**WORKING DATA**
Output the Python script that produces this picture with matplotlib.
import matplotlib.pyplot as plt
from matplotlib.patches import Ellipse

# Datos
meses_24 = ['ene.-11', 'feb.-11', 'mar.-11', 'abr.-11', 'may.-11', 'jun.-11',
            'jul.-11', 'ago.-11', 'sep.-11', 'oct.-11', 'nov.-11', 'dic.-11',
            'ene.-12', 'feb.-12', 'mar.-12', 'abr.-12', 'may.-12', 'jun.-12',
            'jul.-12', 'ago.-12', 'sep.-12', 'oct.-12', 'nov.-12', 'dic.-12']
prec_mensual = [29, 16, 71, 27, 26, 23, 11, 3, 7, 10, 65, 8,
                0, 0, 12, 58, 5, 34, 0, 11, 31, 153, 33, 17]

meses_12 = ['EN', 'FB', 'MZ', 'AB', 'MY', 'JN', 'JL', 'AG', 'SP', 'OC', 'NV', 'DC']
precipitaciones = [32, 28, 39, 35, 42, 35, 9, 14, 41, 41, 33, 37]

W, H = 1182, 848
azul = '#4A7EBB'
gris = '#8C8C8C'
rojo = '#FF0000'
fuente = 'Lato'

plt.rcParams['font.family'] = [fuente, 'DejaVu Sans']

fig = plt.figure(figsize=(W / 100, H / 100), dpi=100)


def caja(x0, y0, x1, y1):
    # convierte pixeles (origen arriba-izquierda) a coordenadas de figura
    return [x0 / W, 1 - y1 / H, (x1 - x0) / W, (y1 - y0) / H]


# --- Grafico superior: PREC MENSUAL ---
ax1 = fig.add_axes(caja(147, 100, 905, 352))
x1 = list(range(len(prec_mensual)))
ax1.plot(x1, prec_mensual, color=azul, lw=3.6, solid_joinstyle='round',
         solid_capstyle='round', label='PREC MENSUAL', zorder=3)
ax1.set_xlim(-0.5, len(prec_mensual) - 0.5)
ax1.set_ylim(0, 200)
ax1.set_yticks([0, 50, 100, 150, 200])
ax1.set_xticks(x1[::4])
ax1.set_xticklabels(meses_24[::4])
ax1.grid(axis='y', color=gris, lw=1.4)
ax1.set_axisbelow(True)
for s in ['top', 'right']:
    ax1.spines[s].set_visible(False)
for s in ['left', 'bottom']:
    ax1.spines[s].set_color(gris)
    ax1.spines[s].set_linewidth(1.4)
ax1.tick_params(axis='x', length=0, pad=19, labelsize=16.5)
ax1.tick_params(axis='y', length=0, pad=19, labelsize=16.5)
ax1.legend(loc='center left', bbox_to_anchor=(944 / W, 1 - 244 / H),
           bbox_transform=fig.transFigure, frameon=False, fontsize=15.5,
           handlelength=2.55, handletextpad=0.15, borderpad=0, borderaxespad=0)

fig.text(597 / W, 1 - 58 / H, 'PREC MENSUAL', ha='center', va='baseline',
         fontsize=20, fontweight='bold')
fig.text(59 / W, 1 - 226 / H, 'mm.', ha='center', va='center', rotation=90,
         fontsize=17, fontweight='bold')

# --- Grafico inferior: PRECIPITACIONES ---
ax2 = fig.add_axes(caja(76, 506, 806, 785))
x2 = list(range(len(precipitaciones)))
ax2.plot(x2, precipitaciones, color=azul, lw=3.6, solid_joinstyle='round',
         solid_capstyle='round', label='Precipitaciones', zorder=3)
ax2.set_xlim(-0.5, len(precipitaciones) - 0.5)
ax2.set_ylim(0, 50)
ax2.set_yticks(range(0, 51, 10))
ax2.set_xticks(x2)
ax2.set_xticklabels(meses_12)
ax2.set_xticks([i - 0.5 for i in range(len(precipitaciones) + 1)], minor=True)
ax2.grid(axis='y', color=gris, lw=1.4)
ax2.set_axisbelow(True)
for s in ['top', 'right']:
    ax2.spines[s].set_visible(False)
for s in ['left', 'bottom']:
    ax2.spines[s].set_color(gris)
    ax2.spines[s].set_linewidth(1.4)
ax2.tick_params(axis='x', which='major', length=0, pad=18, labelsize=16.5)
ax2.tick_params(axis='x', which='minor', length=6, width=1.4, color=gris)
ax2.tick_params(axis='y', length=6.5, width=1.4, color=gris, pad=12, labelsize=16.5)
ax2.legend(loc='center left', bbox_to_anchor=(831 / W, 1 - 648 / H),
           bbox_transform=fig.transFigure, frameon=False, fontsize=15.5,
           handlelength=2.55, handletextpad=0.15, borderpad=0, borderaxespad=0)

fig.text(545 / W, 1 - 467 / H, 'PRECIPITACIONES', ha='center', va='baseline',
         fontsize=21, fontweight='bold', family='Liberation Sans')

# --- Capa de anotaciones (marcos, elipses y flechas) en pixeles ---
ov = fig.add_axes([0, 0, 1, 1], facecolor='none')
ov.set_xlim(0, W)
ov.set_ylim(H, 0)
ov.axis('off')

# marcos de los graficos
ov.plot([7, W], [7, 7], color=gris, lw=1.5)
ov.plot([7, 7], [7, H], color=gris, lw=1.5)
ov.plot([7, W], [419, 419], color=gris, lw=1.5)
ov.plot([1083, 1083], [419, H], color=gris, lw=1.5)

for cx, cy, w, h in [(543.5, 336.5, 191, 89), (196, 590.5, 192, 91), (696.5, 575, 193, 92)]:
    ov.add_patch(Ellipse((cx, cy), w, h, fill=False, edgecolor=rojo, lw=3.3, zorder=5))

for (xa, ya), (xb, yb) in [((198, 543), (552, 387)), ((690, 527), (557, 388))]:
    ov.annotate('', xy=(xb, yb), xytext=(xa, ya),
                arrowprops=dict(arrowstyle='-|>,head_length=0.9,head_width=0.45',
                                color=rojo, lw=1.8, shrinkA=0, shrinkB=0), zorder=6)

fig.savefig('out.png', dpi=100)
* * *
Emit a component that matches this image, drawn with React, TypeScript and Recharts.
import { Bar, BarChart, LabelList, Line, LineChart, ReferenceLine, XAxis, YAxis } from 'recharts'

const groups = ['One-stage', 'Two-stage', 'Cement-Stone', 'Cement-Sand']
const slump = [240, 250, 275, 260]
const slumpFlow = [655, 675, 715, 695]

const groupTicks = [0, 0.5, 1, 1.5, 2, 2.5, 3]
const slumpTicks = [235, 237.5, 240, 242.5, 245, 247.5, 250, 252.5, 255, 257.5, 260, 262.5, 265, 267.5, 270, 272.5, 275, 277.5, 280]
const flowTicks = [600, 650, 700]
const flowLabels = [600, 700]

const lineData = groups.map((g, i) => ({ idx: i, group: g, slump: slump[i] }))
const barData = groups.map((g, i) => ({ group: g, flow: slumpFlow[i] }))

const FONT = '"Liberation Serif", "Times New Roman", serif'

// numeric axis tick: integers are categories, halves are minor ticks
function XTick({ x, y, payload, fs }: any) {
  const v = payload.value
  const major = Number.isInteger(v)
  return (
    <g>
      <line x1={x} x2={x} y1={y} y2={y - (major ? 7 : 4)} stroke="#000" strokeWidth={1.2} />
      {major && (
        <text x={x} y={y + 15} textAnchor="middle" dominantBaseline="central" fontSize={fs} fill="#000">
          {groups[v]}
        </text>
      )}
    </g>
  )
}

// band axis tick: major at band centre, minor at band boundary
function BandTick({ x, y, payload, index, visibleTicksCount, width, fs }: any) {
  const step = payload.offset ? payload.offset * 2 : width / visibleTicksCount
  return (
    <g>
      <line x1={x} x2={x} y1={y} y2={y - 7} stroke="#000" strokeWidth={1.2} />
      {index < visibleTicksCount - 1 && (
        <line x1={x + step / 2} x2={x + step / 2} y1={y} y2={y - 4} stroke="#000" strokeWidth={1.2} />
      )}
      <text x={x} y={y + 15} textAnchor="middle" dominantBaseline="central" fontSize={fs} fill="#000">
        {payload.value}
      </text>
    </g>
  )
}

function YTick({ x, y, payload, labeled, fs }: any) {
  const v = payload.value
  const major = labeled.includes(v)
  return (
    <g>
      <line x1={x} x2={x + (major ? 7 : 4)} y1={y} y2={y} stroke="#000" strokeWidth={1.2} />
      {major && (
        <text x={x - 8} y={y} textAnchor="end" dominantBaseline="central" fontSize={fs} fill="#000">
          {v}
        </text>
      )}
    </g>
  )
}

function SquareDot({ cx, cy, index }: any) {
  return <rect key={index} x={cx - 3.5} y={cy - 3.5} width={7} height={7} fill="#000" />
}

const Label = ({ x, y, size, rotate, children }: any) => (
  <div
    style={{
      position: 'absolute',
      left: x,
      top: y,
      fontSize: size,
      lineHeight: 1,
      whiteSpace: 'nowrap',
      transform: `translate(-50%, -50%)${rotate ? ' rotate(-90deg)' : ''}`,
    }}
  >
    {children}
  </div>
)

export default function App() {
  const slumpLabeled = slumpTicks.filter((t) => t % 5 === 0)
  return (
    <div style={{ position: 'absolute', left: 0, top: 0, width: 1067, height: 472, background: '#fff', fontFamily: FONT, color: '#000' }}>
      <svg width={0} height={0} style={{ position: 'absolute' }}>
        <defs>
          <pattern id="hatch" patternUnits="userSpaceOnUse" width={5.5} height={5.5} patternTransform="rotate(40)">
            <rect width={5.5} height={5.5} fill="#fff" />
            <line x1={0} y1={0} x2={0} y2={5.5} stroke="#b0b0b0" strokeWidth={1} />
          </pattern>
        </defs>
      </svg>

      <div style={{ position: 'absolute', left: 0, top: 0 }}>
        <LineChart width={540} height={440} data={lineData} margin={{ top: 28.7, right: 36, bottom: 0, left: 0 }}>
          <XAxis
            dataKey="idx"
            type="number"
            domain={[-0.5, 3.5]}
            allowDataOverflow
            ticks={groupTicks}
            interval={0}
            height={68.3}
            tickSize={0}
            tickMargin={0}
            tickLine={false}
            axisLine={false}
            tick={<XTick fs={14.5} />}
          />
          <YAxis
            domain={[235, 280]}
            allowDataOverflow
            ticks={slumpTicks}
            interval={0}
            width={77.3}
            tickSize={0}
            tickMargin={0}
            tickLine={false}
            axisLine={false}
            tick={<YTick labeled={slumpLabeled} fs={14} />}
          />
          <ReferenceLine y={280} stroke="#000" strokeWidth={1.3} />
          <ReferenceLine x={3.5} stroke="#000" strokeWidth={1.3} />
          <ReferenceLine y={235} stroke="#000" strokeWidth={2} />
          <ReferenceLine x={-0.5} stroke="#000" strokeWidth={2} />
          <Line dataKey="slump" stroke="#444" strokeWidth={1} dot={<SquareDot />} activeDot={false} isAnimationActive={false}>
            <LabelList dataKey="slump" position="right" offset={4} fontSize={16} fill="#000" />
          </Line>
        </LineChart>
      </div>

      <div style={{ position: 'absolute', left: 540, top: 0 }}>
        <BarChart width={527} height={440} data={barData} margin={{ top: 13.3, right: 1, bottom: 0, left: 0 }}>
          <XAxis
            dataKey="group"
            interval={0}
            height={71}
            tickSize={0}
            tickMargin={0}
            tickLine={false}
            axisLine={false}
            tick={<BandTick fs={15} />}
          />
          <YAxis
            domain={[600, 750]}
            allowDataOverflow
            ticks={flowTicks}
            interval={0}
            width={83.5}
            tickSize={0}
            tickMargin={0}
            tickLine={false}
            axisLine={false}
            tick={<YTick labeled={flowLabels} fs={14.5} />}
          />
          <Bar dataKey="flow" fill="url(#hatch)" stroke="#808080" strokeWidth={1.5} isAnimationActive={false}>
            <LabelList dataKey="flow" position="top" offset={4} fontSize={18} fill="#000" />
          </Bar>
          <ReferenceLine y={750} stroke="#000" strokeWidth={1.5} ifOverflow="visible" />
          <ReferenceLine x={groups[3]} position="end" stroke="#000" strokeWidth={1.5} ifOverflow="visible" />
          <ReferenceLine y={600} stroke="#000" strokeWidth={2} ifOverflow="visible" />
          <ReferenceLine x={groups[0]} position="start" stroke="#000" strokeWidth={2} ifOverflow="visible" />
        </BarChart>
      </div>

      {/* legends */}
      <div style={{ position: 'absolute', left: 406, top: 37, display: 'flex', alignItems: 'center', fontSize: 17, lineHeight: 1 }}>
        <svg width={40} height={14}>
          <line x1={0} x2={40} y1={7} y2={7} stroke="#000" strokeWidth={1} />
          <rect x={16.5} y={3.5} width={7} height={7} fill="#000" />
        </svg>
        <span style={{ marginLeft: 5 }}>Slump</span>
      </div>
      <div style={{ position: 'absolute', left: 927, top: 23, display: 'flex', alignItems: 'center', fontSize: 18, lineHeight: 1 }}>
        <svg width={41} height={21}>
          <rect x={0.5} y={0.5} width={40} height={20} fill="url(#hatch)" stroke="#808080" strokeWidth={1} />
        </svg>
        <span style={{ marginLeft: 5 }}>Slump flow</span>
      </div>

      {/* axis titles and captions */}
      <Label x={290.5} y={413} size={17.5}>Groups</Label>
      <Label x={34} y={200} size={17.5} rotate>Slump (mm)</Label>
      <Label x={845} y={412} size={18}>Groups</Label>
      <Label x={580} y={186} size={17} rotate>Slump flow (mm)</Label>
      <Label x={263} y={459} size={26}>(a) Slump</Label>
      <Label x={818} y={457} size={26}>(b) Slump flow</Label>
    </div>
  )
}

**EXERCISE PROMPT**
Taking the records above, retype every line from the one with "Output the Python" down to the one with "return [x0 /", exactly and with nothing else.

**THE SOLUTION**
Output the Python script that produces this picture with matplotlib.
import matplotlib.pyplot as plt
from matplotlib.patches import Ellipse

# Datos
meses_24 = ['ene.-11', 'feb.-11', 'mar.-11', 'abr.-11', 'may.-11', 'jun.-11',
            'jul.-11', 'ago.-11', 'sep.-11', 'oct.-11', 'nov.-11', 'dic.-11',
            'ene.-12', 'feb.-12', 'mar.-12', 'abr.-12', 'may.-12', 'jun.-12',
            'jul.-12', 'ago.-12', 'sep.-12', 'oct.-12', 'nov.-12', 'dic.-12']
prec_mensual = [29, 16, 71, 27, 26, 23, 11, 3, 7, 10, 65, 8,
                0, 0, 12, 58, 5, 34, 0, 11, 31, 153, 33, 17]

meses_12 = ['EN', 'FB', 'MZ', 'AB', 'MY', 'JN', 'JL', 'AG', 'SP', 'OC', 'NV', 'DC']
precipitaciones = [32, 28, 39, 35, 42, 35, 9, 14, 41, 41, 33, 37]

W, H = 1182, 848
azul = '#4A7EBB'
gris = '#8C8C8C'
rojo = '#FF0000'
fuente = 'Lato'

plt.rcParams['font.family'] = [fuente, 'DejaVu Sans']

fig = plt.figure(figsize=(W / 100, H / 100), dpi=100)


def caja(x0, y0, x1, y1):
    # convierte pixeles (origen arriba-izquierda) a coordenadas de figura
    return [x0 / W, 1 - y1 / H, (x1 - x0) / W, (y1 - y0) / H]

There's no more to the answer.